Task goal
Find the lines holding "this" and copy them.

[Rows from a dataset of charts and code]
--
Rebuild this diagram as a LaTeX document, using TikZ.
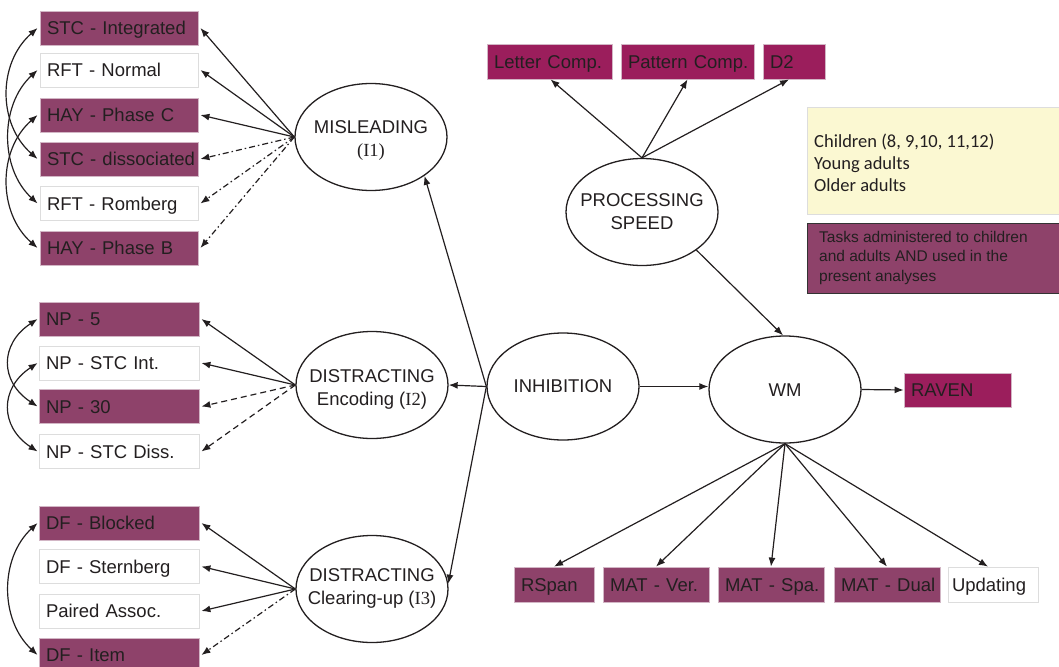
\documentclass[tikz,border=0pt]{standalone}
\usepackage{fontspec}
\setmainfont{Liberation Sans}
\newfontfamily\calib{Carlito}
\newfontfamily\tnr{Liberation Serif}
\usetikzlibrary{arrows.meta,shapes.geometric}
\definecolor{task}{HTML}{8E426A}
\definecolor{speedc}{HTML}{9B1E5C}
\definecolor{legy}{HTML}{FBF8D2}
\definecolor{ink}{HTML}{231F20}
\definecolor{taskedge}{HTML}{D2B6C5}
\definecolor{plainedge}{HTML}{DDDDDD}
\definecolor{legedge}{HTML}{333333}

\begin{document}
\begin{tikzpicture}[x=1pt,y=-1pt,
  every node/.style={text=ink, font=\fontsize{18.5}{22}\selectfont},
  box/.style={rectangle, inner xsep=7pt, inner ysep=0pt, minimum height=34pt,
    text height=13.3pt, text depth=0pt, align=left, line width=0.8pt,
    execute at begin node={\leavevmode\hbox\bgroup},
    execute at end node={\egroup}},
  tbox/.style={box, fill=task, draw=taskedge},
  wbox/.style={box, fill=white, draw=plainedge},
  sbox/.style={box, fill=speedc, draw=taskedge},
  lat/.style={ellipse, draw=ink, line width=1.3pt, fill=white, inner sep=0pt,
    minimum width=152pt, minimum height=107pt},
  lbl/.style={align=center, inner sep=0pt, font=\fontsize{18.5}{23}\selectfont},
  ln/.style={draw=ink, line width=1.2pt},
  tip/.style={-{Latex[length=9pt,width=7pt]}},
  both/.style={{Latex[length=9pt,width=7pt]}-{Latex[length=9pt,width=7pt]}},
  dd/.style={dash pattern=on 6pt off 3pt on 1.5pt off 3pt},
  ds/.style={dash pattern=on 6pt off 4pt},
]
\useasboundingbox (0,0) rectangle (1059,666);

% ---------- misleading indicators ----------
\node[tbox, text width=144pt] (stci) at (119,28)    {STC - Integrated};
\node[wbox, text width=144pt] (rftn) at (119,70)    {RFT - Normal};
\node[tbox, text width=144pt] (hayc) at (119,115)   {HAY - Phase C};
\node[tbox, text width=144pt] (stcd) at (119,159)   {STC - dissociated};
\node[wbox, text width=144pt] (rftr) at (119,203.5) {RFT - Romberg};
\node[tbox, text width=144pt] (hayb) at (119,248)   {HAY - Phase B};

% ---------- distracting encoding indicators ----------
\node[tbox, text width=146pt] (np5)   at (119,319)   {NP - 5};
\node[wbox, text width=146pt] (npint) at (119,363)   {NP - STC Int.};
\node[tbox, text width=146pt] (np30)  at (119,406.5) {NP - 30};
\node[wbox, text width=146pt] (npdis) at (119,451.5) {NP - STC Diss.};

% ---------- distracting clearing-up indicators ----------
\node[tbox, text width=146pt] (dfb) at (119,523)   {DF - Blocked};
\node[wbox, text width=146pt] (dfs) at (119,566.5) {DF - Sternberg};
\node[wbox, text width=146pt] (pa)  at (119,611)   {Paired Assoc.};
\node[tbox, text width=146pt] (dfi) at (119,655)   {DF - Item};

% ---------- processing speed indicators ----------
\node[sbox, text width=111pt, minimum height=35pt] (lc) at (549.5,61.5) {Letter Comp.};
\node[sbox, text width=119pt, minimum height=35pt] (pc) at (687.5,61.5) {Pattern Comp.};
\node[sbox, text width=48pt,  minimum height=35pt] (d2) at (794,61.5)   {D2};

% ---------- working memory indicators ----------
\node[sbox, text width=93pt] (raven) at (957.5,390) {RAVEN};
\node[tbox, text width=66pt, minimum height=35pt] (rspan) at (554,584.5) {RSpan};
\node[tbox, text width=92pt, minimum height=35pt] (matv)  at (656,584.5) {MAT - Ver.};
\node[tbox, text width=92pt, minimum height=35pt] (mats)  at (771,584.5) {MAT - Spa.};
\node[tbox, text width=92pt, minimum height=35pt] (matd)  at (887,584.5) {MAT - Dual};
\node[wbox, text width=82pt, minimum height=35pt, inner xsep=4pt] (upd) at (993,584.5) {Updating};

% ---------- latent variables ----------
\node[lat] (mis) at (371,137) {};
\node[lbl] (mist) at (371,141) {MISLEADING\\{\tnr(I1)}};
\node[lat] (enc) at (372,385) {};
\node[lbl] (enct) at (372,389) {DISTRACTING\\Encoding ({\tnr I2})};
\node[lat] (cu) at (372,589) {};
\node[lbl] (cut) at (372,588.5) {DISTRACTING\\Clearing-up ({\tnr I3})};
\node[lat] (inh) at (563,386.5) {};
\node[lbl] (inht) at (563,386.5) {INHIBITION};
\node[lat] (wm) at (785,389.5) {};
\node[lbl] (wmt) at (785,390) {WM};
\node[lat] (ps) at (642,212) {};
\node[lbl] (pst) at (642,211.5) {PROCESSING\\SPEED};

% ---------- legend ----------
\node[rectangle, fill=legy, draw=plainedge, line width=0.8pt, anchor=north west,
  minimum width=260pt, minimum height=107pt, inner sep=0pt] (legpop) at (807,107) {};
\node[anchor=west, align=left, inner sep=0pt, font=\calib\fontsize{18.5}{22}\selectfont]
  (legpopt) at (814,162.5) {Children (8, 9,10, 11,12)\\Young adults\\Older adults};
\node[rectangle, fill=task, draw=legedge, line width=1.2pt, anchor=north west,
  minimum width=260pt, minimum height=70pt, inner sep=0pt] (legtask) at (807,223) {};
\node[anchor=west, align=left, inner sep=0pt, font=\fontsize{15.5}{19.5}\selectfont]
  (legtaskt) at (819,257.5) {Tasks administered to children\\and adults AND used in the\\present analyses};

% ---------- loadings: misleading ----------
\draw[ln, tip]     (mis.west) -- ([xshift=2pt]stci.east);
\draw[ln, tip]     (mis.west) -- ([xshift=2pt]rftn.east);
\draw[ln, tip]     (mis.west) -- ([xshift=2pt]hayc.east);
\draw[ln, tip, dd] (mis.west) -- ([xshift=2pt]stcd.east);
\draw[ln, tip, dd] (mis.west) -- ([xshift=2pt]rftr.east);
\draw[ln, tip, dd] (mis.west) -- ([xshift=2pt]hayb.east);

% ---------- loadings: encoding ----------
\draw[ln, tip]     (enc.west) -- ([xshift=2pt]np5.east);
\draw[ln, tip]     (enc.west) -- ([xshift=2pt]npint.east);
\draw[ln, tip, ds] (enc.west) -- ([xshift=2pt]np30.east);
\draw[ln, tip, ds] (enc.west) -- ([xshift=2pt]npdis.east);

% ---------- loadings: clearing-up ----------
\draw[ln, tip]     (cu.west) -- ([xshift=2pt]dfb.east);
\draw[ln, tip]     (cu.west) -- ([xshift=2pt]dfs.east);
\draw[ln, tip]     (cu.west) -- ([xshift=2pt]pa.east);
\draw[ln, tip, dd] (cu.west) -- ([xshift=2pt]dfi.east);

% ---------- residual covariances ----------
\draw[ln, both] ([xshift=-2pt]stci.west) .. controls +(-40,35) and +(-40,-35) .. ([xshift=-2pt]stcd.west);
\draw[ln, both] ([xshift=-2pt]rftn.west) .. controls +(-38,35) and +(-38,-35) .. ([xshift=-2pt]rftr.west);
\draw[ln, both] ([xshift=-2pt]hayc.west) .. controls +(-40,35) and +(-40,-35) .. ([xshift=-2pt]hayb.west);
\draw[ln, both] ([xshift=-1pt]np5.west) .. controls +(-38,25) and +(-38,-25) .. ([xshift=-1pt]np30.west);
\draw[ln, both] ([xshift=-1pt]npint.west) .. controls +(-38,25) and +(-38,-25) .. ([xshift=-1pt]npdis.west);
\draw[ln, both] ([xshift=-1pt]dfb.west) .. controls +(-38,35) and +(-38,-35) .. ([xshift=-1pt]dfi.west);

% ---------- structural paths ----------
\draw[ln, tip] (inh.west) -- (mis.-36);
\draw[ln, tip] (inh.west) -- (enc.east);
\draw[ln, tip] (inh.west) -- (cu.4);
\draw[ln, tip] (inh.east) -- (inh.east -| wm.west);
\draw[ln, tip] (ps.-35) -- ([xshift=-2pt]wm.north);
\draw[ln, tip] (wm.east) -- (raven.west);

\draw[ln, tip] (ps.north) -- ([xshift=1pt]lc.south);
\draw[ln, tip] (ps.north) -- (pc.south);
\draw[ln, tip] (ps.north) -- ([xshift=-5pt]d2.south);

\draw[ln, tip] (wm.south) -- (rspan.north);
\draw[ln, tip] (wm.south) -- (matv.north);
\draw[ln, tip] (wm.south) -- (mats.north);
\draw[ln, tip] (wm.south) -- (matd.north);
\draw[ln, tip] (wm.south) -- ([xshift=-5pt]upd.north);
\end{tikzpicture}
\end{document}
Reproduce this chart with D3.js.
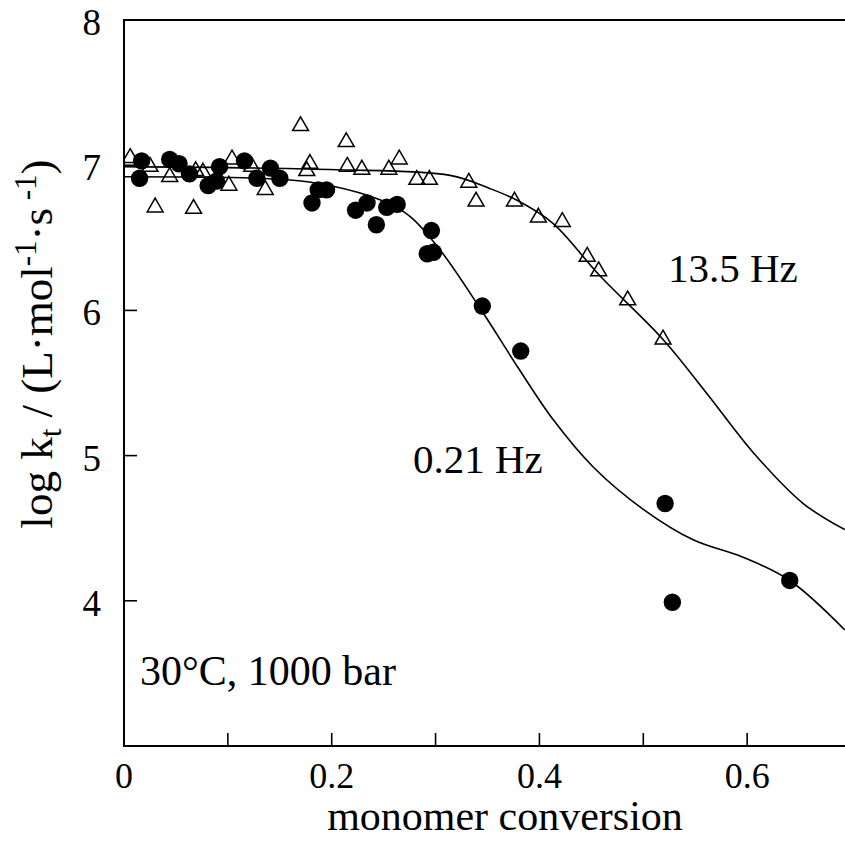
--
Written response
Rebuild this diagram as a LaTeX document, using TikZ.
Reproduce this chart with D3.js.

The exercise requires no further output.